BELL TOWNSHIP (KDKA) – The Pittsburgh Water and Sewer Authority says lead levels here are nothing like they are in Flint, Michigan, but they are seeing numbers that are of some concern.
The Beaver Run Reservoir in Bell Township, Westmoreland County, is one of the major water supply sources for the Municipal Authority of Westmoreland County. And when the issue is pipe corrosion and lead, it is one of the more pure water sources in this region.
But the corrosive elements in Flint, Michigan’s water source helped deteriorate pipes and send lead into the drinking system. That led to dramatic spikes in lead levels.
Here’s some perspective:
Lead levels reached 27 parts per billion in Flint. 15 is the level at which the EPA demands additional safety measures. The Pittsburgh Water and Sewer Authority reached 14.7 parts per billion according to 2013 numbers.
Penn American’s highest reading at that time was 10.
But the Westmoreland authority registered 0.002 parts per billion. Westmoreland credits a less industrial water source, and its own additives for those numbers.
But the PWSA knows it’s close to a threshold.
“Right now we’re a little close,” said PWSA director Jim Good.
“The level is 15 and we’re at 14.7 but we’re testing again this year per the protocol. What we do now works but we want a new chemical that not only helps address the corrosivity but has the added effect of coating the inside of the pipe so that if there is any lead in the pipe it can’t even get out,” said Good.
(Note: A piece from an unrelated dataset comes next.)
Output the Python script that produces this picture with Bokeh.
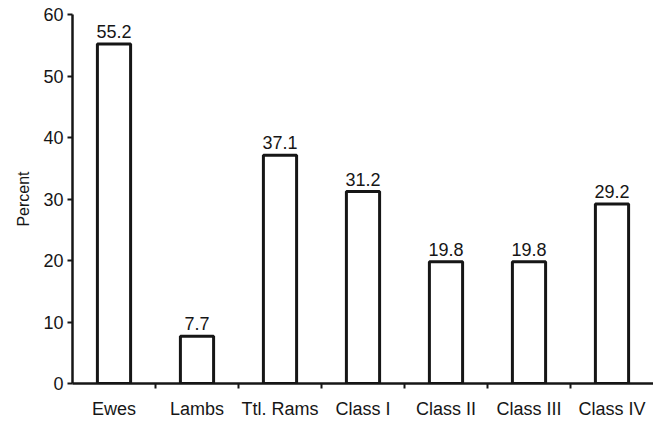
from bokeh.plotting import figure
from bokeh.models import Range1d, FixedTicker, ColumnDataSource, LabelSet
from bokeh.core.properties import value
from bokeh.embed import file_html
from bokeh.resources import INLINE

categories = ["Ewes", "Lambs", "Ttl. Rams", "Class I", "Class II", "Class III", "Class IV"]
percent = [55.2, 7.7, 37.1, 31.2, 19.8, 19.8, 29.2]
y_ticks = [0, 10, 20, 30, 40, 50, 60]

n = len(categories)
xs = [i + 0.5 for i in range(n)]
src = ColumnDataSource(dict(x=xs, top=percent, label=[f"{v:.1f}" for v in percent]))

FONT = "Liberation Sans"
INK = "#161616"

p = figure(width=653, height=421, output_backend="svg", toolbar_location=None,
           x_range=Range1d(0, n), y_range=Range1d(0, 60),
           min_border_left=72, min_border_right=0, min_border_top=14, min_border_bottom=32)
p.outline_line_color = None
p.grid.grid_line_color = None
p.background_fill_color = "white"

p.vbar(x="x", top="top", bottom=0, width=0.4, source=src,
       fill_color="white", line_color=INK, line_width=3)

labels = LabelSet(x="x", y="top", text="label", source=src, text_align="center",
                  text_baseline="alphabetic", y_offset=6, text_font=value(FONT),
                  text_font_size="18px", text_color=INK)
p.add_layout(labels)

# y axis
p.yaxis.ticker = FixedTicker(ticks=y_ticks)
p.yaxis.axis_line_width = 2.5
p.yaxis.axis_line_color = INK
p.yaxis.major_tick_line_width = 2
p.yaxis.major_tick_line_color = INK
p.yaxis.major_tick_in = 0
p.yaxis.major_tick_out = 5
p.yaxis.minor_tick_line_color = None
p.yaxis.major_label_text_font = FONT
p.yaxis.major_label_text_font_size = "18px"
p.yaxis.major_label_text_color = INK
p.yaxis.major_label_standoff = 4
p.yaxis.axis_label = "Percent"
p.yaxis.axis_label_text_font = FONT
p.yaxis.axis_label_text_font_size = "16px"
p.yaxis.axis_label_text_font_style = "normal"
p.yaxis.axis_label_text_color = INK
p.yaxis.axis_label_standoff = 8

# x axis: labels at centres, ticks at boundaries
p.xaxis.ticker = FixedTicker(ticks=xs, minor_ticks=list(range(1, n)))
p.xaxis.major_label_overrides = {x: c for x, c in zip(xs, categories)}
p.xaxis.axis_line_width = 2.5
p.xaxis.axis_line_color = INK
p.xaxis.major_tick_line_color = None
p.xaxis.major_tick_out = 0
p.xaxis.major_tick_in = 0
p.xaxis.minor_tick_line_color = INK
p.xaxis.minor_tick_line_width = 2
p.xaxis.minor_tick_in = 0
p.xaxis.minor_tick_out = 5
p.xaxis.major_label_text_font = FONT
p.xaxis.major_label_text_font_size = "18px"
p.xaxis.major_label_text_color = INK
p.xaxis.major_label_standoff = 10

open("out.html", "w").write(file_html(p, INLINE))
The Allegheny County Health Department monitors the city water agency’s corrosion control permit compliance and is looking forward to this year’s testing that will update those 2013 figures.
“It is presumed that because of the corrosion control in those parameters that all the parameters are within the specs,” said John Jeffries, Supervisor of the Allegheny County Health Department Public Drinking Water and Waste Management Program.
“And then we should not be leaching any of the lead off of the pipes,” he said.
What is bound to happen is that water consumers who probably didn’t think much about lead levels before are thinking about them now.